SETTING/TYPE: Regency Historical
Last year I swore off reading any more books with Regency spies after reading one that really bored and annoyed me (I can't even remember the title right now). So I resisted reading this book for months. But all the high acclaim and reviews filled with glowing praise finally wore me down. I am a notorious spoiler-reader and usually I pore over reviews before finally making my decision. But this time I only skimmed the reviews (because, heck, the title had the word "spy" so I wasn't going to read it anyway). What a ding-dong I am because this book just blew me away. Just goes to show you can't stereotype a book by it's cover OR title.
So I picked up this book not knowing a thing about the plot, and became immediately immersed in the story. Annique Villiers is French and a spy for France since she was a small child. As the story begins she has been captured by another spy named Leblanc, and has landed in a French prison because it is believed she has the Albion plans which detail Napoleon's plans for the invasion of England. Two British spies share her prison cell, Robert Grey and Adrian, who is seriously wounded.
Grey is the Head of Section for the British Service, otherwise known as the Spymaster of England. Annique is brilliant, clever and cunning and no prison can hold her for long. She escapes and decides to help the two British spies to escape as well, hating to leave anyone in the hands of Leblanc. Grey is anxious to capture her himself since he suspects she has a part in the death of some of his men at Bourges.

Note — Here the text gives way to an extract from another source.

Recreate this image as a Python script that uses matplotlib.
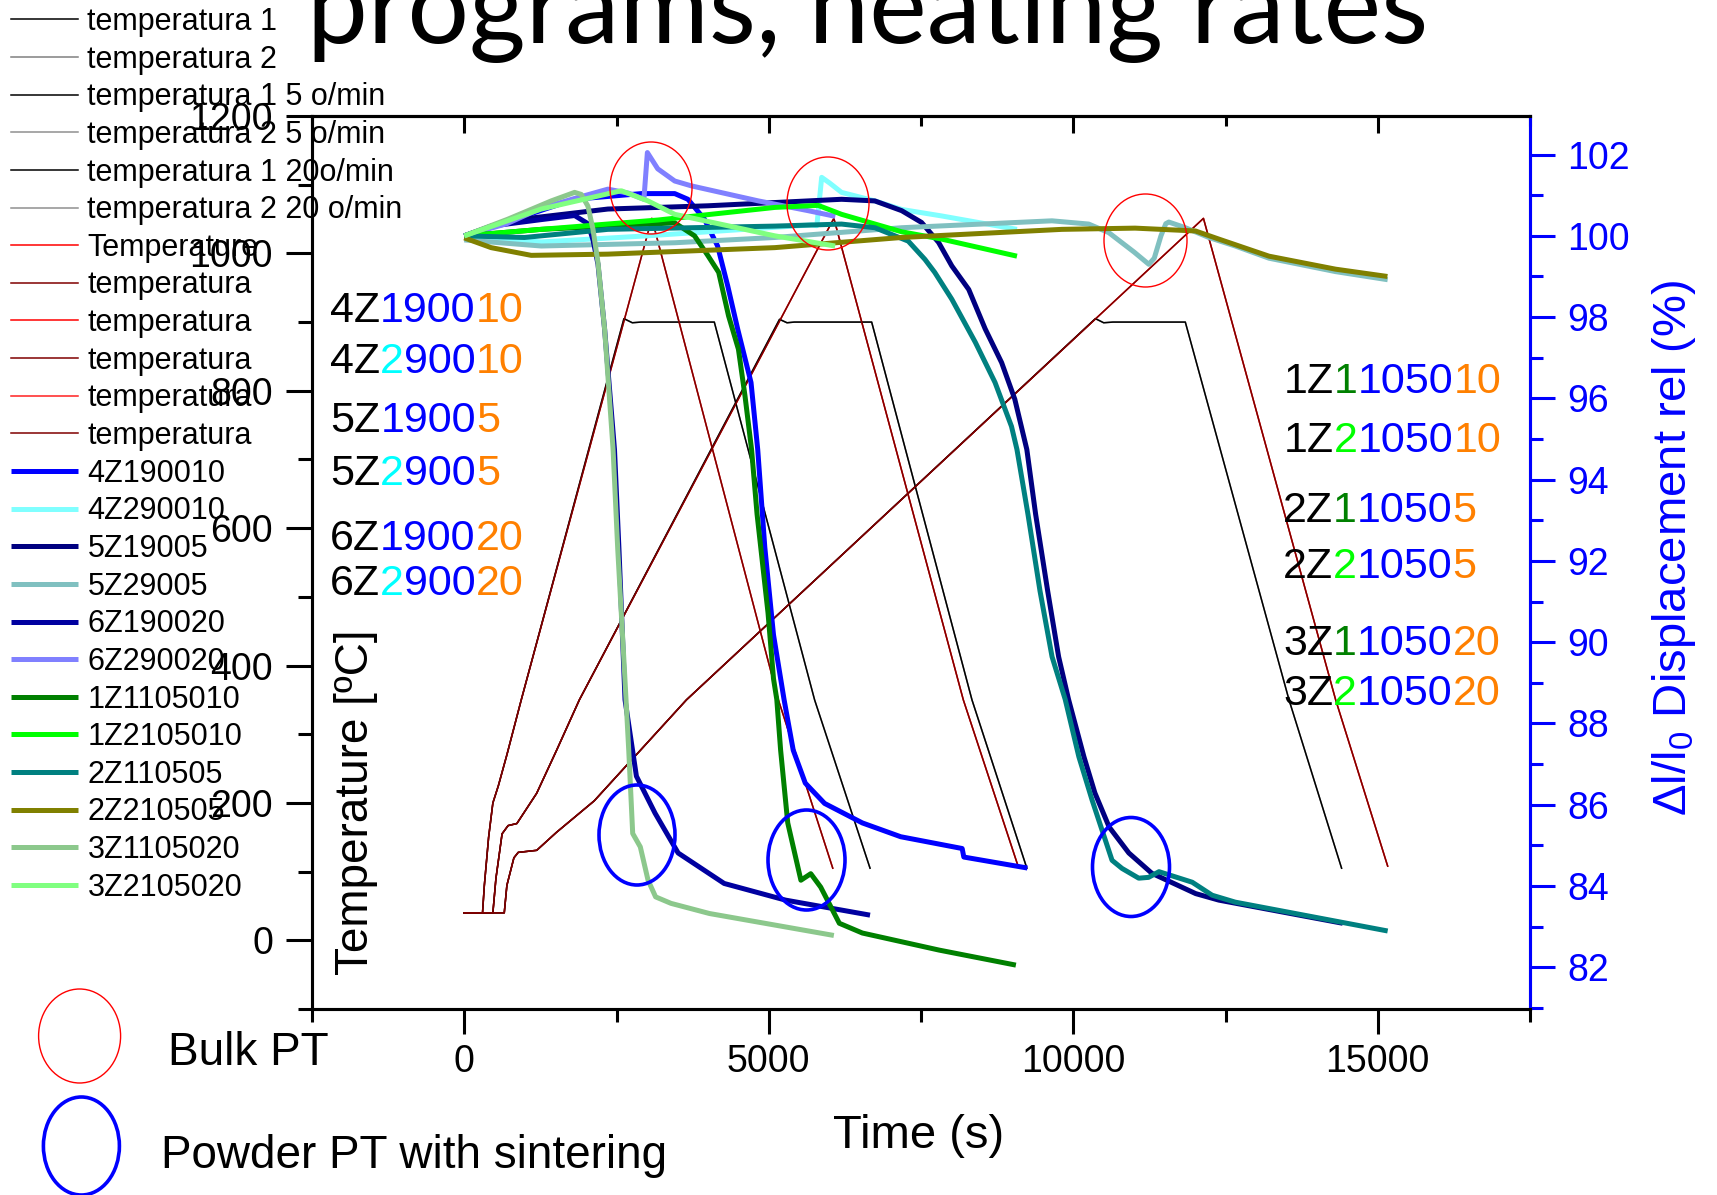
import matplotlib
matplotlib.use('Agg')
import matplotlib.pyplot as plt
from matplotlib.patches import Ellipse
from matplotlib.ticker import MultipleLocator

plt.rcParams['font.family'] = ['Liberation Sans', 'DejaVu Sans']
plt.rcParams['mathtext.fontset'] = 'custom'
plt.rcParams['mathtext.rm'] = 'Liberation Sans'
plt.rcParams['mathtext.it'] = 'Liberation Sans:italic'

# ---------------- temperature programs (left axis, degC) ----------------
B10_t = [0, 470, 520, 621, 720, 864, 1189, 1513, 1890, 5177, 5300, 5420, 6690, 8337, 9238]
B10_T = [40, 40, 90, 155, 167, 170, 214, 276, 350, 904, 899, 900, 900, 350, 105]
B5_t = [0, 657, 700, 815, 886, 1190, 1512, 2134, 3648, 10364, 10500, 10650, 11840, 13543, 14406]
B5_T = [40, 40, 80, 120, 128, 131, 157, 203, 350, 905, 899, 900, 900, 350, 105]
B20_t = [0, 300, 330, 400, 470, 560, 700, 936, 2622, 2760, 2900, 4106, 5753, 6663]
B20_T = [40, 40, 80, 150, 200, 225, 270, 350, 905, 899, 900, 900, 350, 105]

R10_t = [0, 470, 520, 621, 720, 864, 1189, 1513, 1890, 6069, 8195, 9094]
R10_T = [40, 40, 90, 155, 167, 170, 214, 276, 350, 1051, 350, 108]
R5_t = [0, 657, 700, 815, 886, 1190, 1512, 2134, 3648, 12138, 14309, 15163]
R5_T = [40, 40, 80, 120, 128, 131, 157, 203, 350, 1051, 350, 108]
R20_t = [0, 300, 330, 400, 470, 560, 700, 936, 3080, 5158, 6051]
R20_T = [40, 40, 80, 150, 200, 225, 270, 350, 1051, 350, 105]

# ---------------- displacement curves (right axis, %) ----------------
s4Z1_t = [0, 1812, 2908, 3456, 3673, 3944, 4160, 4326, 4491, 4709, 4819, 4935, 5078, 5251, 5402, 5600, 5917, 6537, 7167, 8176, 8203, 9247]
s4Z1_d = [100.0, 100.9, 101.04, 101.04, 100.9, 100.41, 99.75, 98.77, 97.7, 96.39, 94.74, 92.34, 90.18, 88.59, 87.34, 86.53, 86.03, 85.55, 85.21, 84.92, 84.71, 84.44]
s4Z2_t = [0, 1264, 3000, 5000, 5700, 5790, 5869, 6000, 6195, 6742, 7183, 7839, 9076]
s4Z2_d = [100.0, 99.85, 100.0, 100.2, 100.27, 100.25, 101.44, 101.3, 101.07, 100.86, 100.65, 100.49, 100.16]
s5Z1_t = [0, 715, 2359, 4003, 5100, 6195, 6742, 7183, 7509, 7788, 8006, 8284, 8554, 8824, 9040, 9238, 9382, 9580, 9760, 9923, 10175, 10355, 10589, 10913, 11291, 12011, 12390, 14425]
s5Z1_d = [100.0, 100.37, 100.66, 100.74, 100.82, 100.9, 100.86, 100.62, 100.33, 99.84, 99.26, 98.68, 97.71, 96.88, 95.98, 94.74, 93.15, 91.26, 89.64, 88.59, 87.18, 86.29, 85.45, 84.81, 84.31, 83.81, 83.65, 83.08]
s5Z2_t = [0, 1264, 3456, 5100, 7183, 9650, 10254, 10583, 11000, 11241, 11330, 11440, 11520, 11569, 11842, 12227, 12660, 13214, 14307, 15163]
s5Z2_d = [99.9, 99.75, 99.83, 99.96, 100.2, 100.37, 100.29, 100.08, 99.6, 99.3, 99.45, 100.0, 100.3, 100.34, 100.2, 99.96, 99.75, 99.45, 99.12, 98.92]
s6Z1_t = [0, 441, 1264, 1812, 2031, 2114, 2196, 2305, 2467, 2540, 2640, 2827, 3133, 3512, 4268, 5276, 6663]
s6Z1_d = [100.0, 100.24, 100.4, 100.5, 100.3, 99.9, 99.3, 97.7, 94.74, 92.3, 88.58, 86.7, 85.79, 84.81, 84.06, 83.65, 83.28]
s6Z2_t = [0, 700, 1264, 1812, 2359, 2700, 2950, 3007, 3177, 3456, 3730, 4830, 5646, 6093]
s6Z2_d = [100.0, 100.3, 100.68, 100.92, 101.15, 101.05, 100.9, 102.05, 101.65, 101.35, 101.23, 100.86, 100.62, 100.48]
s1Z1_t = [0, 1264, 2359, 3456, 3782, 3998, 4178, 4340, 4502, 4610, 4718, 4808, 4988, 5078, 5132, 5195, 5312, 5528, 5690, 5853, 6159, 6537, 7797, 9058]
s1Z1_d = [100.0, 100.16, 100.24, 100.32, 100.0, 99.52, 99.1, 98.03, 97.21, 96.06, 94.74, 93.15, 90.72, 89.1, 88.59, 87.34, 85.55, 84.14, 84.3, 83.97, 83.08, 82.84, 82.42, 82.05]
s1Z2_t = [0, 1264, 3183, 5100, 5812, 6195, 7183, 7839, 9076]
s1Z2_d = [100.0, 100.16, 100.39, 100.7, 100.75, 100.53, 100.1, 99.92, 99.5]
s2Z1_t = [0, 989, 2359, 5100, 6195, 6742, 7291, 7565, 7726, 8006, 8392, 8716, 8986, 9076, 9256, 9454, 9652, 9868, 10092, 10310, 10637, 10801, 11075, 11237, 11408, 11954, 12281, 12660, 15163]
s2Z1_d = [100.0, 99.96, 100.16, 100.24, 100.29, 100.2, 99.87, 99.42, 99.1, 98.44, 97.38, 96.39, 95.31, 94.74, 93.15, 91.26, 89.64, 88.59, 87.18, 86.11, 84.63, 84.43, 84.19, 84.21, 84.35, 84.09, 83.77, 83.6, 82.89]
s2Z2_t = [0, 441, 1100, 2359, 5100, 7183, 9815, 11016, 12007, 12391, 13214, 14307, 15159]
s2Z2_d = [99.95, 99.71, 99.52, 99.55, 99.71, 99.96, 100.16, 100.19, 100.12, 99.92, 99.5, 99.18, 99.0]
s3Z1_t = [0, 715, 1428, 1812, 1921, 2031, 2114, 2196, 2305, 2444, 2520, 2620, 2701, 2766, 2891, 3018, 3142, 3395, 4027, 6069]
s3Z1_d = [100.0, 100.41, 100.86, 101.07, 101.02, 100.73, 100.16, 99.34, 97.7, 94.74, 92.3, 89.6, 87.34, 85.29, 84.96, 84.14, 83.73, 83.57, 83.32, 82.78]
s3Z2_t = [0, 1264, 2578, 3017, 3456, 5100, 6090]
s3Z2_d = [100.0, 100.66, 101.11, 100.86, 100.53, 100.0, 99.75]

x_ticks = [0, 5000, 10000, 15000]
yl_ticks = [0, 200, 400, 600, 800, 1000, 1200]
yr_ticks = [82, 84, 86, 88, 90, 92, 94, 96, 98, 100, 102]

W, H = 1717, 1195
fig = plt.figure(figsize=(W / 100, H / 100), dpi=100)
L, R, T, B = 312, 1530, 116, 1009
ax = fig.add_axes([L / W, 1 - B / H, (R - L) / W, (B - T) / H])
ax2 = ax.twinx()

temp_series = [
    ('temperatura 1', B10_t, B10_T, '#000000', 1.1, 2.1),
    ('temperatura 2', B10_t, B10_T, '#808080', 1.1, 2.0),
    ('temperatura 1 5 o/min', B5_t, B5_T, '#000000', 1.1, 2.1),
    ('temperatura 2 5 o/min', B5_t, B5_T, '#909090', 1.1, 2.0),
    ('temperatura 1 20o/min', B20_t, B20_T, '#000000', 1.1, 2.1),
    ('temperatura 2 20 o/min', B20_t, B20_T, '#909090', 1.1, 2.0),
    ('Temperature', R10_t, R10_T, '#ff0000', 1.1, 2.0),
    ('temperatura', R10_t, R10_T, '#800000', 1.1, 2.1),
    ('temperatura', R5_t, R5_T, '#ff0000', 1.1, 2.0),
    ('temperatura', R5_t, R5_T, '#800000', 1.1, 2.1),
    ('temperatura', R20_t, R20_T, '#ff2020', 1.1, 2.0),
    ('temperatura', R20_t, R20_T, '#800000', 1.1, 2.1),
]
disp_series = [
    ('4Z190010', s4Z1_t, s4Z1_d, '#0000ff'),
    ('4Z290010', s4Z2_t, s4Z2_d, '#80ffff'),
    ('5Z19005', s5Z1_t, s5Z1_d, '#000080'),
    ('5Z29005', s5Z2_t, s5Z2_d, '#80c0c0'),
    ('6Z190020', s6Z1_t, s6Z1_d, '#0000a0'),
    ('6Z290020', s6Z2_t, s6Z2_d, '#8080ff'),
    ('1Z1105010', s1Z1_t, s1Z1_d, '#008000'),
    ('1Z2105010', s1Z2_t, s1Z2_d, '#00ff00'),
    ('2Z110505', s2Z1_t, s2Z1_d, '#008080'),
    ('2Z210505', s2Z2_t, s2Z2_d, '#808000'),
    ('3Z1105020', s3Z1_t, s3Z1_d, '#8cc88c'),
    ('3Z2105020', s3Z2_t, s3Z2_d, '#80ff80'),
]

handles, labels = [], []
for lab, tx, ty, c, lw, z in temp_series:
    ln, = ax.plot(tx, ty, color=c, lw=lw, zorder=z, solid_joinstyle='round')
    handles.append(ln); labels.append(lab)
for lab, tx, ty, c in disp_series:
    ln, = ax2.plot(tx, ty, color=c, lw=3.6, solid_capstyle='butt', solid_joinstyle='round')
    handles.append(ln); labels.append(lab)

ax.set_xlim(-2500, 17500)
ax.set_ylim(-100, 1200)
ax2.set_ylim(80.97, 102.95)
ax.set_xticks(x_ticks)
ax.set_yticks(yl_ticks)
ax2.set_yticks(yr_ticks)
ax.xaxis.set_minor_locator(MultipleLocator(2500))
ax.yaxis.set_minor_locator(MultipleLocator(100))
ax2.yaxis.set_minor_locator(MultipleLocator(1))

for sp in ax.spines.values():
    sp.set_linewidth(2.2)
for sp in ax2.spines.values():
    sp.set_linewidth(2.2)
ax2.spines['right'].set_color('#0000ff')

ax.tick_params(axis='y', which='major', direction='out', length=19, width=2.2, labelsize=27, pad=9)
ax.tick_params(axis='y', which='minor', direction='out', length=10, width=2.2)
ax.tick_params(axis='x', which='major', direction='out', length=18, width=2.2, labelsize=27, pad=7)
ax.tick_params(axis='x', which='minor', direction='out', length=9, width=2.2)
ax2.tick_params(axis='y', which='major', direction='out', length=18, width=2.2, labelsize=27, pad=9,
                colors='#0000ff')
ax2.tick_params(axis='y', which='minor', direction='out', length=9, width=2.2, colors='#0000ff')

top = ax.secondary_xaxis('top')
top.set_xticks(x_ticks)
top.xaxis.set_minor_locator(MultipleLocator(2500))
top.tick_params(axis='x', which='major', direction='in', length=12, width=2.2, labeltop=False)
top.tick_params(axis='x', which='minor', direction='in', length=7, width=2.2)
top.spines['top'].set_linewidth(2.2)

# axis labels
fig.text(919 / W, 1 - 1148 / H, 'Time (s)', fontsize=34, ha='center', va='baseline')
fig.text(356 / W, 1 - 802 / H, 'Temperature [ºC]', fontsize=33, rotation=90, ha='center', va='center')
fig.text(1674 / W, 1 - 548 / H, 'Δl/l$_{0}$ Displacement rel (%)', fontsize=34, rotation=90,
         ha='center', va='center', color='#0000ff')

# title (partially cut off at the top)
r = fig.canvas.get_renderer()
tt = fig.text(307 / W, 1 - 43 / H, 'programs, heating rates', family=['Lato', 'DejaVu Sans'],
              fontsize=80, ha='left', va='baseline')
w = tt.get_window_extent(r).width
tt.set_fontsize(80 * 1122 / w)

# legend
leg = fig.legend(handles, labels, loc='upper left', bbox_to_anchor=(11 / W, 1 - 7 / H),
                 frameon=False, fontsize=22, handlelength=2.2, handletextpad=0.3,
                 labelspacing=0.25, borderpad=0, borderaxespad=0)

# multi-coloured sample labels
K, BL, CY, OR, GR, LI = '#000000', '#0000ff', '#00ffff', '#ff8000', '#008000', '#00ff00'
sample_labels = [
    (330, 322, [('4Z', K), ('1900', BL), ('10', OR)]),
    (330, 373, [('4Z', K), ('2', CY), ('900', BL), ('10', OR)]),
    (330, 432, [('5Z', K), ('1900', BL), ('5', OR)]),
    (330, 485, [('5Z', K), ('2', CY), ('900', BL), ('5', OR)]),
    (330, 550, [('6Z', K), ('1900', BL), ('20', OR)]),
    (330, 595, [('6Z', K), ('2', CY), ('900', BL), ('20', OR)]),
    (1284, 393, [('1Z', K), ('1', GR), ('1050', BL), ('10', OR)]),
    (1284, 452, [('1Z', K), ('2', LI), ('1050', BL), ('10', OR)]),
    (1283, 522, [('2Z', K), ('1', GR), ('1050', BL), ('5', OR)]),
    (1283, 578, [('2Z', K), ('2', LI), ('1050', BL), ('5', OR)]),
    (1283, 655, [('3Z', K), ('1', GR), ('1050', BL), ('20', OR)]),
    (1283, 705, [('3Z', K), ('2', LI), ('1050', BL), ('20', OR)]),
]
for x0, y0, parts in sample_labels:
    x = x0
    for s, c in parts:
        t = fig.text(x / W, 1 - y0 / H, s, color=c, fontsize=31, ha='left', va='baseline')
        x += t.get_window_extent(r).width

# bulk PT (red) / powder PT (blue) markers
red_circ = [(651, 188, 82, 92), (828, 203.5, 82, 93), (1145.5, 240.5, 83, 93)]
blue_circ = [(637, 835, 76, 100), (806.5, 860, 77, 100), (1131, 867, 77, 99)]
for cx, cy, ew, eh in red_circ:
    fig.patches.append(Ellipse((cx / W, 1 - cy / H), ew / W, eh / H, transform=fig.transFigure,
                               fill=False, edgecolor='#ff0000', lw=1.0, zorder=10))
for cx, cy, ew, eh in blue_circ:
    fig.patches.append(Ellipse((cx / W, 1 - cy / H), ew / W, eh / H, transform=fig.transFigure,
                               fill=False, edgecolor='#0000ff', lw=2.6, zorder=10))

fig.patches.append(Ellipse((79.6 / W, 1 - 1036 / H), 82 / W, 94 / H, transform=fig.transFigure,
                           fill=False, edgecolor='#ff0000', lw=1.0))
fig.patches.append(Ellipse((81.4 / W, 1 - 1146 / H), 76 / W, 98 / H, transform=fig.transFigure,
                           fill=False, edgecolor='#0000ff', lw=2.6))
fig.text(168 / W, 1 - 1065 / H, 'Bulk PT', fontsize=33, ha='left', va='baseline')
fig.text(161 / W, 1 - 1168 / H, 'Powder PT with sintering', fontsize=33, ha='left', va='baseline')

fig.savefig('out.png', dpi=100)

Annique knows how to play the "Game" and Grey has a difficult time with her but he gets lucky. But it takes 3 men and he has to drug her to do it which I thought was thoroughly despicable. But Annique never makes it easy for him even when he thinks he has won. She shows him that intelligence, wit and craftiness eventually wins out over physical strength. The tension between Annique and Grey was palpable and I adored every scene with them. All the characters were multi-layered and well-defined.
This story is a rousing adventure and there are so many twists and turns and mouth-dropping surprises that I had a hard time catching my breath sometimes. Bourne reveals each secret when the reader needs to know it and each one blew me away.
I have read many other reviews that describe this book as a triumph in dialog and language dialects and I have to agree. Annique is French and although every word Bourne writes is in English, the reader knows she is French from every word, every phrase, every sentence she speaks or thinks. Grey is English and he sounds like upper crust British. Every language has its own rhythm and cadence and translating that into English is quite a feat. In fact, sentence tags aren't necessary for us to figure out who is speaking. It takes quite a bit of writing talent to pull this off, and Bourne has got it.
This book is a delight from cover to cover. I'm betting that it will appear repeatedly in my 2008 AAR Reader poll. Go forth and read!